Milano – Il primo ad arrivare al settimo piano di Palazzo di giustizia, puntuale alle 9.30, davanti alla porta del gip Fabrizio Filice per interrogatorio è stato l’ex super poliziotto Carmine Gallo, 61 anni, “il dottore”, della banda di spionaggio di via Pattali, l’uomo che per quasi 40 anni è stato dall’altra parte, a servire lo Stato. Accompagnato dalla sua avvocata Antonella Augimero si è avvalso della facoltà di non rispondere, in attesa della discovery, cioè in attesa di leggere tutte le carte e anche di conoscere la decisione del Riesame che, su richiesta del pm Francesco De Tommasi, esaminerà l’ipotesi di un inasprimento della pena per lui e per gli altri componenti del gruppo finiti ai domiciliari.
Gallo, passato glorioso in Polizia, si è detto pronto a dimostrare che non c’è stata alcuna infedeltà allo Stato, e si è detto altresì disponibile a collaborare con gli investigatori con cui ha lavorato per anni, essendo fra l’altro uno dei massimi esperti in Italia di criminalità organizzata. A chi gli ha chiesto come si è sentito in questo contrappasso che lo vede in stato di arresto, lui ha risposto semplicemente: “è la vita”. Poi è stato il turno di Samuele Calamucci, l’esperto hacker del movimento di Anonymous, nella carte “Sem” o “l’ingegnere”. Anche lui, difeso dall’avvocata Augimeri si è avvalso della facoltà di non rispondere, è “pronto a chiarire e a collaborare”, ha detto la legale. Nelle dichiarazioni spontanee davanti a Filice, Calamucci ha però precisato che “le esfiltrzioni di cui viene accusata la banda erano fatti impossibili dal punto di vista empirico”.
Interrogatori anche per l’investigatore privato Massimiliano Camponovo, 52 anni, Giulio Cornelli, 38 anni, nelle carte “John Bologna”, Giuliano Schiano, 50 anni, finanziere che faceva gli accessi abusivi alle banche dati, nominato delle carte con l’appellativo di “Londra”, e il poliziotto del commissariato di Rho-Pero, Marco Malerba.
Camponovo, difeso da Roberto Pezzi, ha fatto parziali ammissioni: “Avevo intuito che dietro questa attività c’era una “mano oscura”. A quel punto io sono stato al mio posto, loro chiedevano, io eseguivo senza chiedere. Facevo i dossier con i dati che mi passavano. Ora però – ha detto – sono preoccupato per la mia vita e per quella della mia famiglia”.

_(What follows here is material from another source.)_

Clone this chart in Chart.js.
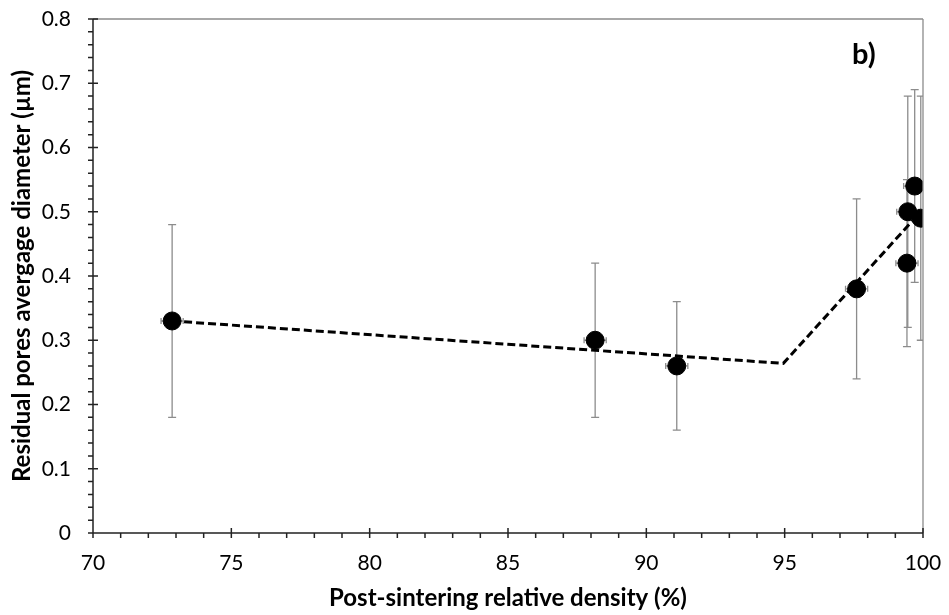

Anche il poliziotto Malerba, difeso dall’avvocato Pietro Romano, ha ammesso l’attività illegale. “Sì ho fatto accessi abusivi. Me li chiedeva il mio capo (Gallo, ndr) e io eseguivo, non sono mai riuscito a dire di no e l’ho fatto nel contesto di uno scambio di favori”. Piccoli privilegi, raccomandazioni, un tavolo al ristorante o rimborsi.
La maxi inchiesta sulle cyber-spie che avrebbero condizionato con dossier di dati riservatissimi il mondo dell’economia e della politica, nasce poco più di due anni fa dal pedinamento di una persona legata alla criminalità organizzata. Il pregiudicato, il cui nome è omissato, aveva appuntamento nel centro di Milano, a pochi passi da Palazzo di Giustizia proprio con Carmine Gallo. Per gli inquirenti, con quell’incontro, documentato da foto, Gallo avrebbe mostrato il suo “senso di impunità”. I tabulati, si legge ancora nelle quattromila pagine di informativa, “permettono di ricostruire come nel 2020 Gallo avesse avuto contatti anche con l’utenza telefonica intestata ed in uso a Dell’Utri Marcello”, l’ex senatore, già condannato per concorso esterno in associazione a delinquere di stampo mafioso.
Nel corso della operazione, durante gli arresti, i Ros hanno anche sequestrato 25mila euro a casa di alcuni “clienti” della rete, consapevoli del modo illegale con cui lavorava la banda. Il denaro cash è stato rinvenuto nella disponibilità di Mario Cella, secondo le indagini, “committente” con Leonardo Maria Del Vecchio junior e Marco Talarico dell’attività di dossieraggio e di controllo della allora fidanzata del figlio del fondatore di Luxottica e dei suoi familiari per questioni di eredità. Cella è capo della sicurezza di Del Vecchio junior, mentre Talarico è il gestore del patrimonio dell’imprenditore, anche lui indagato.